▶ **Requirements**
Restate the material word for word and leave out anything that is a picture.

▶ **Data extract**
— begin —
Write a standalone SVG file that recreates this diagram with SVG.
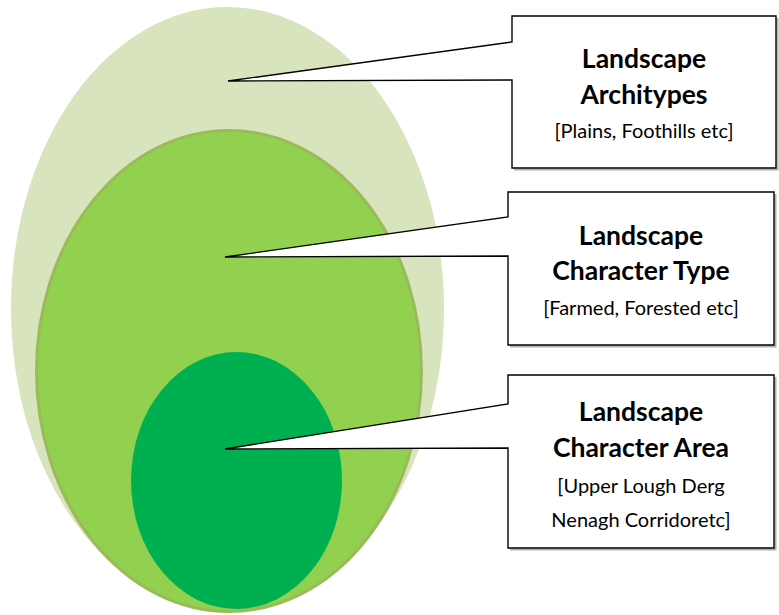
<svg xmlns="http://www.w3.org/2000/svg" width="779" height="615" viewBox="0 0 779 615">
  <style>
    .callout { fill: #ffffff; stroke: #000000; stroke-width: 1.4; stroke-linejoin: miter; }
    .shadow { fill: none; stroke: #b0b0b0; stroke-width: 2; }
    .title { font-family: Lato, "Open Sans", sans-serif; font-weight: bold; font-size: 26.5px; fill: #000000; text-anchor: middle; }
    .sub { font-family: Lato, "Open Sans", sans-serif; font-size: 20px; fill: #000000; text-anchor: middle; }
  </style>
  <g id="ellipses">
    <ellipse id="outer" cx="227.5" cy="308.5" rx="216.5" ry="301.5" fill="#D7E4BD"/>
    <ellipse id="middle" cx="229" cy="371" rx="192.5" ry="240.5" fill="#92D050" stroke="#9BBB59" stroke-width="3"/>
    <ellipse id="inner" cx="236.5" cy="480.5" rx="105.5" ry="128.5" fill="#00B050"/>
  </g>
  <g id="shadows">
    <path class="shadow" d="M514,169.5 H777.5 V18"/>
    <path class="shadow" d="M510,346.5 H775.5 V194"/>
    <path class="shadow" d="M510,549.5 H775.5 V377"/>
  </g>
  <g id="node-architypes">
    <path class="callout" d="M512,16 H776 V168 H512 V80 L228,81 L512,42 Z"/>
    <text class="title" x="644" y="68">Landscape</text>
    <text class="title" x="644" y="104">Architypes</text>
    <text class="sub" x="644" y="138">[Plains, Foothills etc]</text>
  </g>
  <g id="node-character-type">
    <path class="callout" d="M508,192 H774 V345 H508 V256 L225,257 L508,217 Z"/>
    <text class="title" x="641" y="245">Landscape</text>
    <text class="title" x="641" y="280">Character Type</text>
    <text class="sub" x="641" y="315">[Farmed, Forested etc]</text>
  </g>
  <g id="node-character-area">
    <path class="callout" d="M508,375 H774 V548 H508 V448 L225,449 L508,404 Z"/>
    <text class="title" x="641" y="421">Landscape</text>
    <text class="title" x="641" y="457">Character Area</text>
    <text class="sub" x="641" y="493">[Upper Lough Derg</text>
    <text class="sub" x="641" y="527">Nenagh Corridoretc]</text>
  </g>
</svg>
— end —
▶ **Exercise result**
Write a standalone SVG file that recreates this diagram with SVG.
<svg xmlns="http://www.w3.org/2000/svg" width="779" height="615" viewBox="0 0 779 615">
  <style>
    .callout { fill: #ffffff; stroke: #000000; stroke-width: 1.4; stroke-linejoin: miter; }
    .shadow { fill: none; stroke: #b0b0b0; stroke-width: 2; }
    .title { font-family: Lato, "Open Sans", sans-serif; font-weight: bold; font-size: 26.5px; fill: #000000; text-anchor: middle; }
    .sub { font-family: Lato, "Open Sans", sans-serif; font-size: 20px; fill: #000000; text-anchor: middle; }
  </style>
  <g id="ellipses">
    <ellipse id="outer" cx="227.5" cy="308.5" rx="216.5" ry="301.5" fill="#D7E4BD"/>
    <ellipse id="middle" cx="229" cy="371" rx="192.5" ry="240.5" fill="#92D050" stroke="#9BBB59" stroke-width="3"/>
    <ellipse id="inner" cx="236.5" cy="480.5" rx="105.5" ry="128.5" fill="#00B050"/>
  </g>
  <g id="shadows">
    <path class="shadow" d="M514,169.5 H777.5 V18"/>
    <path class="shadow" d="M510,346.5 H775.5 V194"/>
    <path class="shadow" d="M510,549.5 H775.5 V377"/>
  </g>
  <g id="node-architypes">
    <path class="callout" d="M512,16 H776 V168 H512 V80 L228,81 L512,42 Z"/>
    <text class="title" x="644" y="68">Landscape</text>
    <text class="title" x="644" y="104">Architypes</text>
    <text class="sub" x="644" y="138">[Plains, Foothills etc]</text>
  </g>
  <g id="node-character-type">
    <path class="callout" d="M508,192 H774 V345 H508 V256 L225,257 L508,217 Z"/>
    <text class="title" x="641" y="245">Landscape</text>
    <text class="title" x="641" y="280">Character Type</text>
    <text class="sub" x="641" y="315">[Farmed, Forested etc]</text>
  </g>
  <g id="node-character-area">
    <path class="callout" d="M508,375 H774 V548 H508 V448 L225,449 L508,404 Z"/>
    <text class="title" x="641" y="421">Landscape</text>
    <text class="title" x="641" y="457">Character Area</text>
    <text class="sub" x="641" y="493">[Upper Lough Derg</text>
    <text class="sub" x="641" y="527">Nenagh Corridoretc]</text>
  </g>
</svg>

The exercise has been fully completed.